Under a new bribery act passed by Parliament in 2010, described by British legal experts as one of the toughest statutes of its kind anywhere, the maximum penalty for bribing a public official is 10 years in prison and an unlimited fine, but the statute also provides for much lesser penalties.
The accusations seem certain to precipitate a new debate about the practice known in Britain as "checkbook journalism," common for many years, under which editors, reporters and investigators have paid sources clandestinely for information, or provided them with other benefits. A defense often made of the practice has been that the information obtained in this way serves the public interest, particularly when a resulting article exposes waste or dishonesty in public office.
The Crown Prosecution Service said on Tuesday that Mr. Coulson and Ms. Brooks, the former chief executive of News International, the British newspaper subsidiary of Mr. Murdoch's News Corporation, were among five people to be charged as part of a police inquiry called Operation Elveden. The investigation ran in parallel with other investigations related to a phone hacking scandal that led to the closing of The News of the World.
Among the five were Clive Goodman, a former royal correspondent at The News of the World, who served a brief jail term in 2007 for hacking into voice mail accounts in the royal household. A sixth potential suspect, apparently a public official, is still being investigated.
Mr. Coulson was deputy editor of The News of the World from 2000 to 2003 and editor from 2003 to 2007, when he became Mr. Cameron's spokesman. He resigned from that post in 2011 as the hacking scandal intensified. The charges against him relate to two periods between August 2002 and January 2003 and January and June of 2005, before he joined Mr. Cameron's office, the prosecutors said.
When he hired Mr. Coulson, Mr. Cameron said he accepted his aide's assurances that he was not involved in any criminal wrongdoing while editing The News of the World. But the Labour opposition has frequently accused Mr. Cameron of poor judgment for taking him on and defending him before he quit.
Ms.

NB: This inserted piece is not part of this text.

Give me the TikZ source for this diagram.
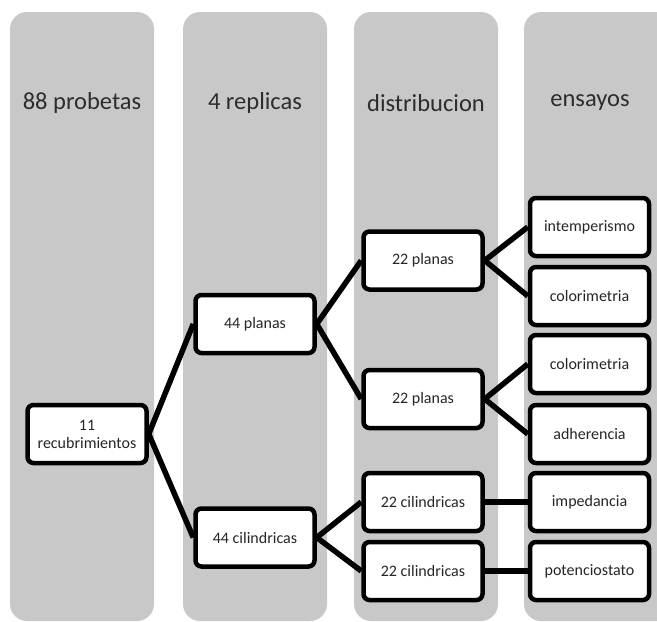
\documentclass[tikz,border=0pt]{standalone}
\usepackage{fontspec}
\setmainfont{Carlito}
\definecolor{colgray}{RGB}{200,200,200}
\definecolor{txt}{RGB}{38,38,38}
\definecolor{hdr}{RGB}{45,45,45}
\begin{document}
\begin{tikzpicture}[x=1pt,y=-1pt,
  column/.style={fill=colgray,draw=none,rounded corners=17pt},
  hdrtext/.style={text=hdr,font=\fontsize{24.5}{28}\selectfont,inner sep=0pt},
  box/.style={draw=black,fill=white,line width=4.5pt,rounded corners=6pt,
    minimum width=119pt,minimum height=58pt,text=txt,align=center,
    font=\fontsize{16}{18}\selectfont,inner sep=1pt},
  conn/.style={draw=black,line width=5.5pt}]
\useasboundingbox (0,0) rectangle (657,622);
\begin{scope}
\clip (0,0) rectangle (657,622);
\fill[column] (10,12) rectangle (154,621);
\fill[column] (183,12) rectangle (327,621);
\fill[column] (354,12) rectangle (498,621);
\fill[column] (524,12) rectangle (690,621);
\end{scope}
\node[hdrtext] (h1) at (82,103) {88 probetas};
\node[hdrtext] (h2) at (255,103) {4 replicas};
\node[hdrtext] (h3) at (426,103) {distribucion};
\node[hdrtext] (h4) at (590,103) {ensayos};

\node[box] (rec) at (87,434) {11\\recubrimientos};
\node[box] (p44) at (255,324) {44 planas};
\node[box] (c44) at (255,537.5) {44 cilindricas};
\node[box] (p22a) at (423,260.5) {22 planas};
\node[box] (p22b) at (423,399) {22 planas};
\node[box] (c22a) at (423,502) {22 cilindricas};
\node[box] (c22b) at (423,571) {22 cilindricas};
\node[box] (e1) at (589.5,227) {intemperismo};
\node[box] (e2) at (589.5,296) {colorimetria};
\node[box] (e3) at (589.5,364) {colorimetria};
\node[box] (e4) at (589.5,434) {adherencia};
\node[box] (e5) at (589.5,502) {impedancia};
\node[box] (e6) at (589.5,571) {potenciostato};

\draw[conn] (rec.east) -- (p44.west);
\draw[conn] (rec.east) -- (c44.west);
\draw[conn] (p44.east) -- (p22a.west);
\draw[conn] (p44.east) -- (p22b.west);
\draw[conn] (c44.east) -- (c22a.west);
\draw[conn] (c44.east) -- (c22b.west);
\draw[conn] (p22a.east) -- (e1.west);
\draw[conn] (p22a.east) -- (e2.west);
\draw[conn] (p22b.east) -- (e3.west);
\draw[conn] (p22b.east) -- (e4.west);
\draw[conn] (c22a.east) -- (e5.west);
\draw[conn] (c22b.east) -- (e6.west);
\end{tikzpicture}
\end{document}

Brooks, who was editor of The Sun tabloid from 2003 to 2009, will face charges along with John Kay, the newspaper's chief reporter from 1990 to 2011, and an employee of the Defense Ministry, Bettina Jordan-Barber.
Ms. Brooks is among a group of former Murdoch employees who are to face trial next year on charges related to the scandals.
Altogether, more than 50 former newspaper executives, lawyers, editors, reporters and investigators have been arrested and questioned in extensive police inquiries.
Before her fall, Ms. Brooks was a close confidante of Mr. Murdoch and one of the most powerful figures in the British news media. Over nearly 20 years with the company, she rose rapidly to become editor of The News of the World, a weekly, and later of The Sun, Britain's most widely circulated daily paper, before being promoted to chief executive of News International in 2009.